When the opportunity arose for him to lead Grambling State, he knew it was the right fit because God “provided me with that peace that this was the purpose that He has for me.” Gallot said his greatest challenge as president is how slowly the wheels of government often move. As an example, when he asked GSU Computer Department head Yenumula Reddy about emerging technology, Reddy cited cybersecurity. “So, we set about creating the first and only bachelor’s degree program in cybersecurity in Louisiana,” he said, explaining that it took nearly two years to get over bureaucratic hurdles. “Business needs solutions quickly – not as rapidly as the government infrastructure would allow,” Gallot said. “That’s been one of the challenges – to quickly navigate the approval process.” He said his goal is to “cast a vision for the institution that will make us relevant.”

The university’s new digital library, now close to completion, will be the first of its kind in the state. “To know that we are the first and only in the state of Louisiana and the first and only HBCU with a digital library is quite an accomplishment,” he said, adding that the university needed a new library for many years but GSU didn’t want to just build a library of the past, but a library of the future.

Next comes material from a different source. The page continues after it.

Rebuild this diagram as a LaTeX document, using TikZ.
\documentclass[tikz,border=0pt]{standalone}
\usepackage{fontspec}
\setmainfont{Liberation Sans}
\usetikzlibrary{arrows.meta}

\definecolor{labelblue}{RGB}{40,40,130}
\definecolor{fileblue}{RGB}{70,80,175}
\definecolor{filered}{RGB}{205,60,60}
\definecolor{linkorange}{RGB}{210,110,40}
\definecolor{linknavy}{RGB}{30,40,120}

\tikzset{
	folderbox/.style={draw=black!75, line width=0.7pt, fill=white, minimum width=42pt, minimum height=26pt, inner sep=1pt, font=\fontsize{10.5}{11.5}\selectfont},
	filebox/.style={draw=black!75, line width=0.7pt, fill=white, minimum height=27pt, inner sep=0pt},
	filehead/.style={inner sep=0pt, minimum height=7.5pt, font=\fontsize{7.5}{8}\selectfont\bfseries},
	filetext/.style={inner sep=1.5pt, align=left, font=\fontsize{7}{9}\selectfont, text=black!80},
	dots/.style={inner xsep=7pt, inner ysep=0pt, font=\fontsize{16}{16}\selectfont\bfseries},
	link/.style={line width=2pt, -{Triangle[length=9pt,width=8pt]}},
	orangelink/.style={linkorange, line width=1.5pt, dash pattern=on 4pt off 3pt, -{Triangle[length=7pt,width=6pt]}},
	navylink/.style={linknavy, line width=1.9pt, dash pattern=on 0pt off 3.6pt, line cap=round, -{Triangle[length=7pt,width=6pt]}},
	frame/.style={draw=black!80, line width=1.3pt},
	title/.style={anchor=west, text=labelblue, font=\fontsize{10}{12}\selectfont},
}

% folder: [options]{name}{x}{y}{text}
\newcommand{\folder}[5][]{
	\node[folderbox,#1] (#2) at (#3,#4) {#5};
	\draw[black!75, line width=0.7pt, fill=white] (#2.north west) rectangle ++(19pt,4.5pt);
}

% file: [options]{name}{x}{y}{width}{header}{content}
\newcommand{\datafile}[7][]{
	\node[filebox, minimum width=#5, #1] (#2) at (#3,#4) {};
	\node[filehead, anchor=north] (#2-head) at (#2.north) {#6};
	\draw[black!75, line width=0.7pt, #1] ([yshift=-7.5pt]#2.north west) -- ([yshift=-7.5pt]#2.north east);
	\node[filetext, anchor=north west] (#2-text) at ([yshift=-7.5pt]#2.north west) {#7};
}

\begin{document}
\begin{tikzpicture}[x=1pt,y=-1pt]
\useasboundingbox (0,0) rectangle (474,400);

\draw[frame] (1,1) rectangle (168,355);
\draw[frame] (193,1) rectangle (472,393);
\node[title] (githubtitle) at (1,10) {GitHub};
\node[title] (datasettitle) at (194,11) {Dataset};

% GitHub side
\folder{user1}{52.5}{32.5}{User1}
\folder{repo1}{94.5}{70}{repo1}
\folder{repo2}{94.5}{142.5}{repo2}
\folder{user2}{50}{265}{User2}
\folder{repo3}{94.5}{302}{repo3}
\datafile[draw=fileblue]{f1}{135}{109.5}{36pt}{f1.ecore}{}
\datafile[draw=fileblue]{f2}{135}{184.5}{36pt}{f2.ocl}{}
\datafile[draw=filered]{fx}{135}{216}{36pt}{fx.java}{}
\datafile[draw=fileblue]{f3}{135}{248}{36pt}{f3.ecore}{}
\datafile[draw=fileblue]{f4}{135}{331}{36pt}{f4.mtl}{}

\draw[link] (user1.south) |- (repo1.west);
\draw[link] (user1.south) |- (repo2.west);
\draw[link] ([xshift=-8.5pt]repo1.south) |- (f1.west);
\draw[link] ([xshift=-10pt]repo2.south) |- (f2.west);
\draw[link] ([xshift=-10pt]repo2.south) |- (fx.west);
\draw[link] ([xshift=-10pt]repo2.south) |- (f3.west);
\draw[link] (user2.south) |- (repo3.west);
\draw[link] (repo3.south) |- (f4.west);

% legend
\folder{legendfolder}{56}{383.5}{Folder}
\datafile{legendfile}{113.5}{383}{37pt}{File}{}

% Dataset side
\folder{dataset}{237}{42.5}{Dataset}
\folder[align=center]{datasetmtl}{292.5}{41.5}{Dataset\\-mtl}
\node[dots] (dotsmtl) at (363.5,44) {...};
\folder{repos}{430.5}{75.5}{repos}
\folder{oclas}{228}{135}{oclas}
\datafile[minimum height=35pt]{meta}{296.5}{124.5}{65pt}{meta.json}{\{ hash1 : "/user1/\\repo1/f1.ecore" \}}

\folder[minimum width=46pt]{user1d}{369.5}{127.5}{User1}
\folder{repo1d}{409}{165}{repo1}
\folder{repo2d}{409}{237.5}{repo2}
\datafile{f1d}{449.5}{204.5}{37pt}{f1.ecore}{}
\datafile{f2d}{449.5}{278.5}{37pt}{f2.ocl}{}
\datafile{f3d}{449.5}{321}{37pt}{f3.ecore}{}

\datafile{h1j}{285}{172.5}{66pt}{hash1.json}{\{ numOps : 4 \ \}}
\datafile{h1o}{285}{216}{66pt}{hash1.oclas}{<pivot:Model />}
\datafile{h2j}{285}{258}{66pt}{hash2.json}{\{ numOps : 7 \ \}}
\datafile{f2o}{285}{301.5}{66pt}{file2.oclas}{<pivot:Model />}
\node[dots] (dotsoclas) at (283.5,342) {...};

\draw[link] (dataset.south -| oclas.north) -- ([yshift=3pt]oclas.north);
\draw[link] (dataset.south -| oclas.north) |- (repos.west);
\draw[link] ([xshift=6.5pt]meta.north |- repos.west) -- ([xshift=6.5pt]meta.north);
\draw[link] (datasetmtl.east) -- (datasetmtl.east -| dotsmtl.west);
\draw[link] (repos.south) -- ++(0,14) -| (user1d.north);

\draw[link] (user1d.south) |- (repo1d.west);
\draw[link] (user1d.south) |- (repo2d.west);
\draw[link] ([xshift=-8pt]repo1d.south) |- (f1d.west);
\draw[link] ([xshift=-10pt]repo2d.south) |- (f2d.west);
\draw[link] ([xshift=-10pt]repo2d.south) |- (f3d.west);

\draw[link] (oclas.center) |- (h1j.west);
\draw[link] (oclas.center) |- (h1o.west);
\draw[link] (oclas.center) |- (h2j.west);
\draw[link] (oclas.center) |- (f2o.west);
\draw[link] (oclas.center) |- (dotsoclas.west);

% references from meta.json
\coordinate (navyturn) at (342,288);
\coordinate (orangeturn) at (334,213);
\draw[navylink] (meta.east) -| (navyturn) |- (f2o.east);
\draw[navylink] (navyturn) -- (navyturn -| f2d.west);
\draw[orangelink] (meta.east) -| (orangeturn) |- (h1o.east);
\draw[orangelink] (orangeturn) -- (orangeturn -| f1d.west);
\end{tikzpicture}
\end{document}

“We wanted to be bold and do something that would be the first of its kind but also be forward thinking and elevate our standing as an academic institution,” he said. “Our students will have the very best cutting-edge technology as it relates to the library.” The Grambling State University School of Nursing also relaunched its undergraduate nursing program with a 12-month curriculum in 2018. It came after the Louisiana State Board of Nursing voted to remove the conditional approval status in 2015. A $5 million renovation of the dining hall began in 2020 and was completed earlier this year.“SodexoMAGIC has been an incredible partner to us in enabling us to deliver that,” Gallot said. It has been his mission to provide students with the best opportunities to be successful.  

“When students choose to come to Grambling, they will be surrounded by a community of people who will provide them with the kind of environment where they will feel celebrated and not tolerated,” Gallot said. That resonates with parents and students because of what’s going in society –  police shootings of people of color, challenges to voting rights and other issues.. “We are just as relevant, even more so, as we were in post-reconstruction years,” he said.  Gallot said Grambling’s motto “Where Everybody Is Somebody” is more than just a motto. “It is, at our core, who we are. We value our students and our faculty and staff.” That was evident when he opted not to have an investiture – a traditional president’s inauguration. Instead, he chose to put money that would have been raised for the event into the university.

Fiscal decisions like this are one of many that helped facilitate two raises to faculty and staff over the last five years totaling 5.477 percent. Moving forward, Gallot said the university must continue to invest in things to meet students’ needs. That includes having degree programs that will provide them with the best opportunity to be successful, including the Call Me Mister program which seeks to train black male teachers, Gallot said. “Only 2% of classroom teachers are black males and only 5% are black females,” he said,  explaining that the teachers in the classroom should reflect the diversity of the students. “As an HBCU, we have a charge, a duty, a mission to ensure that we are training classroom teachers who will be the molders and mentors of children in their formative years – educators (both male and female) who will help bring the best out of these students,” Gallot said. The university’s goal is the holistic development of students –  not just in the classroom but by providing great facilities, engaging activities, internship opportunities and employment options.Gallot said he’s looking forward to leading GSU into a bright future.“Our best days are still ahead of us,” he said. “We’re really just getting started. This still doesn’t feel like work to me. For me, I feel like I’m living God’s purpose in my life.”